Kettle has the unenviable task of taking on the mantle such a well-known (and well-loved) figure. She had the look of Diana down to a tee, but the mannerisms and voice seemed like someone doing a bad impersonation. I couldn’t help but compare her unfavourably to both actresses in The Crown who have recently played Diana; I felt like Kettle needed to reign in the “Diana-ness” a little. At one point, Diana asks Bashir: “Martin, do you think people are starting to get sick of me?” For me … yes, kind of.

The portrayal of Diana confused me at times. Was the play trying to portray her as an “everywoman”, the ‘people’s Princess’ we’ve come to view her as, or are we meant to laugh at her? We find out that she’s a fan of M&S microwave meals, likes watching Brookside and finds John Major “sexy”. Some of the one liners felt like misplaced humour.

The play was fairly heavy-handed when it came to Diana’s outside status within the Royal family. The most obvious comparison today is Meghan Markle; at one point in the play, a potential interview with Oprah is mentioned, and Diana muses if she … should just go and live in America.”

I just felt like the play was lacking … something. Some gravitas, perhaps?
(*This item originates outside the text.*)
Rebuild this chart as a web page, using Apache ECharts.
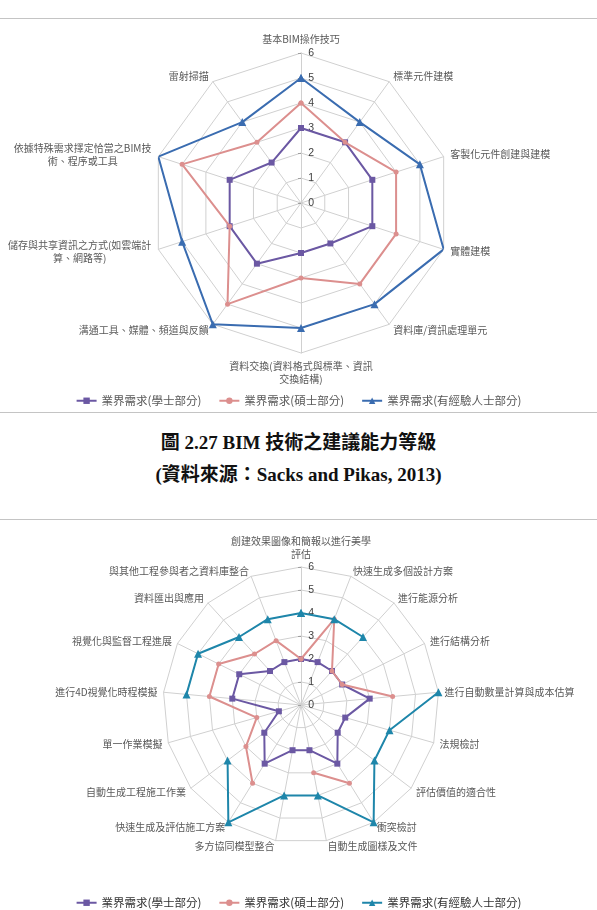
<!DOCTYPE html>
<html>
<head>
<meta charset="utf-8">
<title>BIM 技術之建議能力等級</title>
<script src="https://cdn.jsdelivr.net/npm/echarts@6/dist/echarts.min.js"></script>
<style>
    body { margin: 0; background: #fff; }
    #page { position: relative; width: 597px; height: 910px; overflow: hidden; }
    .rule { position: absolute; left: 0; width: 597px; height: 0; border-top: 1.5px solid #c4c4c4; }
    .chart { position: absolute; left: 0; width: 597px; }
    .cap {
        position: absolute; left: 0; width: 597px; text-align: center;
        font-family: "Liberation Serif", "Noto Sans CJK TC", serif;
        font-weight: bold; font-size: 19px; line-height: 24px; color: #111;
    }
</style>
</head>
<body>
<div id="page">
    <div class="rule" style="top:18px"></div>
    <div id="chart1" class="chart" style="top:19px;height:393px"></div>
    <div class="rule" style="top:412px"></div>
    <div class="cap" style="top:431px">圖 2.27 BIM 技術之建議能力等級</div>
    <div class="cap" style="top:463px">(資料來源：Sacks and Pikas, 2013)</div>
    <div class="rule" style="top:519px"></div>
    <div id="chart2" class="chart" style="top:520px;height:390px"></div>
</div>
<script>
    // 圖一：BIM 技術 (10 項)
    const labels1 = [
        '基本BIM操作技巧',
        '標準元件建模',
        '客製化元件創建與建模',
        '實體建模',
        '資料庫/資訊處理單元',
        '資料交換(資料格式與標準、資訊\n交換結構)',
        '溝通工具、媒體、頻道與反饋',
        '儲存與共享資訊之方式(如雲端計\n算、網路等)',
        '依據特殊需求擇定恰當之BIM技\n術、程序或工具',
        '雷射掃描'
    ];
    const bachelor1 = [3, 3, 3, 3, 2, 2, 3, 3, 3, 2];
    const master1 = [4, 3, 4, 4, 4, 3, 5, 3, 5, 3];
    const senior1 = [5, 4, 5, 6, 5, 5, 6, 5, 6, 4];

    // 圖二：BIM 應用 (17 項), null = 空白
    const labels2 = [
        '創建效果圖像和簡報以進行美學\n評估',
        '快速生成多個設計方案',
        '進行能源分析',
        '進行結構分析',
        '進行自動數量計算與成本估算',
        '法規檢討',
        '評估價值的適合性',
        '衝突檢討',
        '自動生成圖樣及文件',
        '多方協同模型整合',
        '快速生成及評估施工方案',
        '自動生成工程施工作業',
        '單一作業模擬',
        '進行4D視覺化時程模擬',
        '視覺化與監督工程進展',
        '資料匯出與應用',
        '與其他工程參與者之資料庫整合'
    ];
    const bachelor2 = [2, 2, 2, 2, 3, 2, 2, 3, 2, 2, 3, 2, 1, 3, 3, 2, 2];
    const master2 = [2, 4, 2, 2, 4, null, null, 4, 3, null, 4, 3, 2, 4, 4, 3, 3];
    const senior2 = [4, 4, 4, null, 6, 4, 4, 6, 4, 4, 6, 4, null, 5, 5, 4, 4];

    const seriesNames = ['業界需求(學士部分)', '業界需求(碩士部分)', '業界需求(有經驗人士部分)'];
    const maxValue = 6;

    const cjk = '"Noto Sans CJK TC", "Noto Sans CJK SC", sans-serif';
    const measure = document.createElement('canvas').getContext('2d');
    measure.font = '10px ' + cjk;

    // 多行標籤置中對齊
    function lineWidth(name) {
        return Math.ceil(Math.max.apply(null, name.split('\n').map(s => measure.measureText(s).width)));
    }
    function axisNameStyle(labels) {
        const rich = {};
        labels.forEach(l => {
            if (l.indexOf('\n') < 0) return;
            const w = lineWidth(l);
            rich['w' + w] = { width: w, align: 'center', fontSize: 10, lineHeight: 13, color: '#595959', fontFamily: cjk };
        });
        return {
            color: '#595959',
            fontSize: 10,
            lineHeight: 13,
            fontFamily: cjk,
            rich: rich,
            formatter: function (name) {
                if (name.indexOf('\n') < 0) return name;
                const w = lineWidth(name);
                return name.split('\n').map(s => '{w' + w + '|' + s + '}').join('\n');
            }
        };
    }

    function buildOption(labels, data, cfg) {
        const n = labels.length;
        // echarts 雷達是逆時針排列, 所以反轉順序
        const order = [0].concat(labels.map((_, i) => n - 1 - i).slice(0, n - 1));
        const indicator = order.map(k => {
            const ind = { name: labels[k], min: 0, max: maxValue };
            if (k === 0) {
                // 刻度數字放在軸的左邊
                ind.axisLabel = {
                    show: true, color: '#404040', fontSize: 10.5, margin: -13,
                    fontFamily: 'Liberation Sans, Arial, sans-serif'
                };
                ind.axisTick = { show: true, length: 3, lineStyle: { color: '#a0a0a0' } };
            }
            return ind;
        });
        const symbols = ['rect', 'circle', 'triangle'];
        const sizes = [6, 5, 8];
        const series = data.map((vals, s) => ({
            name: seriesNames[s],
            type: 'line',
            coordinateSystem: 'polar',
            data: vals.map((v, k) => [v == null ? '-' : v, k]).concat([[vals[0], n]]),
            symbol: symbols[s],
            symbolSize: sizes[s],
            showAllSymbol: true,
            connectNulls: false,
            lineStyle: { color: cfg.colors[s], width: 2 },
            itemStyle: { color: cfg.colors[s] },
            z: 3 + s
        }));
        return {
            animation: false,
            radar: {
                center: cfg.center,
                radius: cfg.radius,
                startAngle: 90,
                shape: 'polygon',
                splitNumber: maxValue,
                nameGap: cfg.nameGap,
                indicator: indicator,
                axisName: axisNameStyle(labels),
                axisLabel: { show: false },
                axisTick: { show: false },
                axisLine: { lineStyle: { color: '#d0d0d0', width: 1 } },
                splitLine: { lineStyle: { color: '#d0d0d0', width: 1 } },
                splitArea: { show: false }
            },
            polar: { center: cfg.center, radius: cfg.radius },
            angleAxis: { type: 'value', min: 0, max: n, startAngle: 90, clockwise: true, show: false },
            radiusAxis: { type: 'value', min: 0, max: maxValue, show: false },
            legend: {
                data: seriesNames,
                top: cfg.legendTop,
                left: 'center',
                itemWidth: 20,
                itemHeight: 8,
                itemGap: 17,
                textStyle: { color: cfg.legendColor, fontSize: 11.5, fontFamily: cjk }
            },
            series: series
        };
    }

    const chart1 = echarts.init(document.getElementById('chart1'));
    chart1.setOption(buildOption(labels1, [bachelor1, master1, senior1], {
        center: [301, 184], radius: 150, nameGap: 7, legendTop: 371,
        colors: ['#6b58a3', '#dc8f8e', '#3a6cb0'], legendColor: '#595959'
    }));

    const chart2 = echarts.init(document.getElementById('chart2'));
    chart2.setOption(buildOption(labels2, [bachelor2, master2, senior2], {
        center: [301, 185], radius: 138, nameGap: 6, legendTop: 372,
        colors: ['#6b58a3', '#dc8f8e', '#1e86aa'], legendColor: '#333333'
    }));
</script>
</body>
</html>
At times I found it a little bit amateur; the acting wasn’t great and certain scenes reminded me of a GCSE theatre pieceThe scenes of the interview and its aftermath were among the most dramatic in the play, making the second half a much more enjoyable watch than the first. 

As Bashir says at one point, “he has gravitas, and if you have that in our business, you have everything.” While I don’t think The Interview is required viewing, I wouldn’t dissuade anyone from watching it if it was something that interested them.